Dangers of nuclear energy

As Illinois legislators get ready to vote on an energy bill this week, which includes another huge bailout for Exelon’s nuclear power plants, I see that a nuclear accident with a release of radiation appears to be unfolding in China, that the 35-year-old Chernobyl nuclear disaster in Ukraine is presenting renewed concerns about the melted fuel’s potential to react and create another form of disaster, and that Japan is preparing to dump radioactive water into the ocean from the Fukushima nuclear disaster.

To top it off, we in Illinois are all watching the plume from a chemical plant fire work its way south from Rockton to Rockford. The evacuations and concerns people have about being exposed to the plume of burnt chemicals pales in comparison to what a nuclear accident would look like in Illinois. The plume from a nuclear accident is invisible and leaves behind a permanent evacuation zone.
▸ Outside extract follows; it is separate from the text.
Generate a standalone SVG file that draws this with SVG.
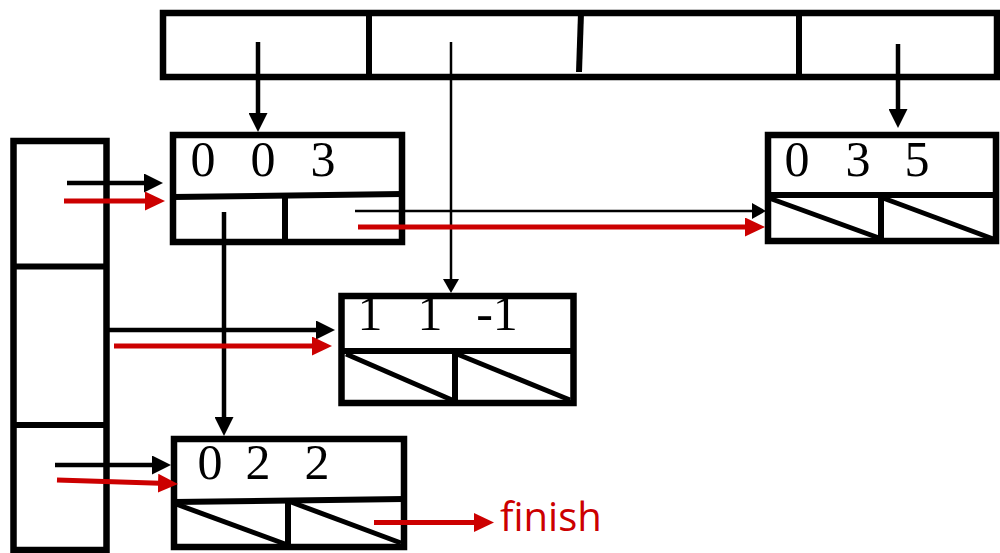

But even with all this, legislators and others cross their fingers and hope that such accidents won’t happen in Illinois with old nuclear power plants. What could possible go wrong?

Gail Snyder, Homer Glen

Get rid of the Drive

After the 1987 earthquake, San Franciscans woke up and realized that the expressway they had built in earlier “car is king” days, the Embarcadero, was a big mistake. There was no reason to have an expressway separating their beautiful city from their beautiful bay.

So too Chicago. One day, hopefully soon, we will cancel the expressway, Lake Shore Drive, that separates us from our lakefront. We will replace it with “fun” public transportation that can move great masses of people from one world-class attraction to the next. They will ride shoulder-to-shoulder with daily commuters. There will be east/west feeders that bring folks to the lakefront from every neighborhood.

We will create the world’s greatest bike path (“bike the drive” every day) and create more green space. We will build a great public plaza that stretches for miles and attracts visitors from all corners of the globe.

And when we do all this, I will be delighted if we decide to call it the DuSable.

But — and here is my fear — renaming the existing Lake Shore Drive for Jean Baptiste Point DuSable could make it that much harder to reimagine, repurpose and replace the Drive. The folks leading the renaming campaign should “make no little plans” and work toward presenting a “DuSable of the future” that stirs the imagination for the next 100 years.

Carmen D. Caruso, the Loop

Manchin reflects West Virginia

I read Jesse Jackson’s Tuesday column about Sen. Joe Manchin with great amusement. Jackson claims Manchin is “under immense pressure” from the Koch Brothers and other right wing groups to stand up against the Biden administration.

Nothing could be further from the truth. Manchin is beholden to only one group — the voters of West Virginia. The state is generally conservative, but voters there keep re-electing the Democratic senator precisely because they believe he thinks in a bipartisan and fair way.